Mergers and corporate: ZIM clears the shareholders
On 30 April, ZIM shareholders approved the Hapag-Lloyd takeover with 97.36% of votes cast (Proposal 1: 57,215,733 votes for). Quorum was 48.84% (58,863,775 shares represented). Two retention bonus proposals also passed (86.26% for 13 office holders, 58.44% for the CEO/President). A new three-year compensation policy fell to 34.59% — rejected.
Terms: $35.00/share cash, total consideration ~$4.2bn, representing a 58% premium to ZIM’s February 13, 2026 closing price and a 126% premium to its unaffected share price of $15.50 on August 8, 2025, prior to market speculation. The combined Hapag-Lloyd/ZIM entity becomes the fifth-largest container line globally: 400+ vessels, 3+ million TEU capacity, 18+ million TEU annual transport volume, several hundred million USD of expected annual synergies. ZIM will delist from NYSE upon closing.

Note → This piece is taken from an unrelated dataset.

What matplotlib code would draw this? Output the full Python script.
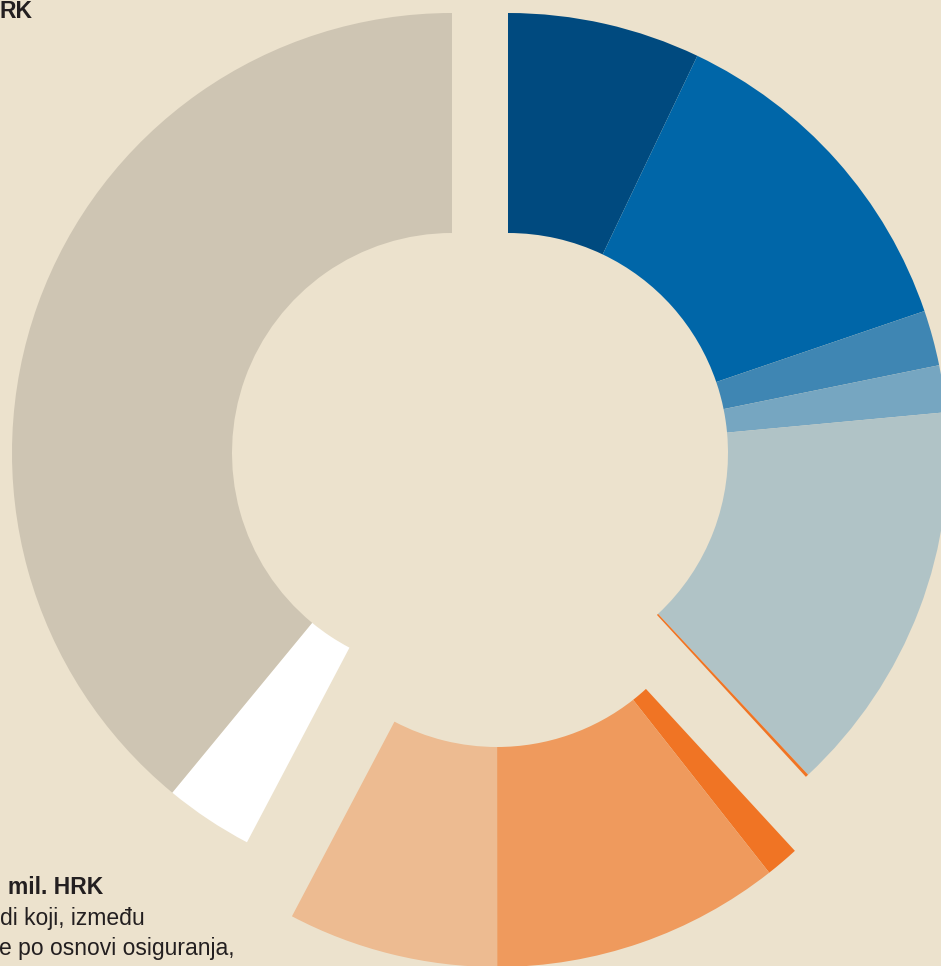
import matplotlib.pyplot as plt
from matplotlib.patches import Wedge

# udjeli (u %), redom u smjeru kazaljke od 12 sati
plava_grupa = [7.08, 12.69, 2.03, 1.72, 14.53, 0.11]
narancasta_grupa = [1.22, 10.61, 7.72]
siva_grupa = [3.25, 39.03]

plave_boje = ['#004a7f', '#0066a8', '#3f86b3', '#76a6c1', '#b0c3c6', '#f07424']
narancaste_boje = ['#f07424', '#ef9a5d', '#edbb91']
sive_boje = ['#ffffff', '#cec5b3']

tekst_gore = "RK"
tekst_dolje = ["mil. HRK", "di koji, između", "e po osnovi osiguranja,"]

bg = '#ece2cd'
W, H = 941, 966

fig = plt.figure(figsize=(W / 100, H / 100), dpi=100)
fig.patch.set_facecolor(bg)
ax = fig.add_axes([0, 0, 1, 1])
ax.set_facecolor(bg)
ax.set_xlim(0, W)
ax.set_ylim(0, H)
ax.set_aspect('equal')
ax.axis('off')

R = 440
sirina = 220
# svaka grupa je malo izmaknuta od sredine
grupe = [
    (plava_grupa, plave_boje, (508, H - 453)),
    (narancasta_grupa, narancaste_boje, (497, H - 527)),
    (siva_grupa, sive_boje, (452, H - 453)),
]

ukupno = sum(sum(g[0]) for g in grupe)
kut = 0.0  # stupnjevi od 12 sati, u smjeru kazaljke
for vrijednosti, boje, centar in grupe:
    for v, c in zip(vrijednosti, boje):
        a1 = kut
        a2 = kut + v / ukupno * 360
        ax.add_patch(Wedge(centar, R, 90 - a2, 90 - a1, width=sirina,
                           facecolor=c, edgecolor='none', lw=0))
        kut = a2

font = ['Liberation Sans', 'DejaVu Sans']
boja_teksta = '#231f20'
ax.text(-1, H - 18, tekst_gore, ha='left', va='baseline', fontsize=16.5,
        fontweight='bold', color=boja_teksta, family=font)
ax.text(8, H - 894, tekst_dolje[0], ha='left', va='baseline', fontsize=16.5,
        fontweight='bold', color=boja_teksta, family=font)
ax.text(0, H - 925, tekst_dolje[1], ha='left', va='baseline', fontsize=16.5,
        color=boja_teksta, family=font)
ax.text(-1, H - 955, tekst_dolje[2], ha='left', va='baseline', fontsize=16.5,
        color=boja_teksta, family=font)

fig.savefig('out.png', dpi=100, facecolor=bg)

The structural twist: a carved-out “New ZIM” passes to Israeli private equity FIMI, starting with 16 vessels, retaining the Golden Share and the ZIM brand, and obligated to maintain headquarters in Israel, a fleet of at least 11 vessels, and a majority of Israeli citizens on the board. The Israeli Administration of Shipping has already warned that without state support, New ZIM may prove “too weak” to weather the projected industry downturn.
🔭 GeoTrends outlook: If ZIM closes, this reshapes container shipping for the rest of the decade — a five-carrier oligopoly at the top, a shrinking middle, and a crowded feeder/regional segment beneath. If it fails under regulatory friction or labour pressure, ZIM returns as an independent with a weakened balance sheet and no obvious strategic path. The consolidation trend remains intact either way; the question is who gets there first.
Containers: capital locks in, margins diverge
Costamare Inc. reported Q1 2026 net income of $75.3m and disclosed a $2.8bn newbuilding programme: 16 vessels (12 × 9,200 TEU + 4 × 3,100 TEU), all chartered to COSCO Shipping on long-term commitments up to 15 years, deliveries Q4 2027–Q2 2030. Quarterly dividend lifts to $0.125/share. Total contracted revenues for the containership fleet now stand at $6.2bn with 6.1 years average remaining duration; fleet coverage is 97% for 2026 and 94% for 2027. Containership owners are locking the next decade in with Chinese counter-parties at scale.
COSCO SHIPPING Ports Q1 throughput hit 38.9 million TEU (+8.9% YoY) on revenue of $420.9m (+10.3%), though profit attributable to equity holders rose only 2.0% to $85.6m — margin pressure despite volume growth. Notably, Piraeus throughput fell 5.6% to 961,646 TEU while Chancay (Peru) more than doubled to 100,952 TEU.
🔭 GeoTrends outlook: Containership owners are locking in the next decade through long-term charters with Chinese counterparties, effectively trading cyclicality for visibility. Ports tell a different story: volumes grow, margins compress. The divergence is structural — capital is committing forward at fixed returns, while operational exposure remains tied to a volatile, re-routing-driven trade environment.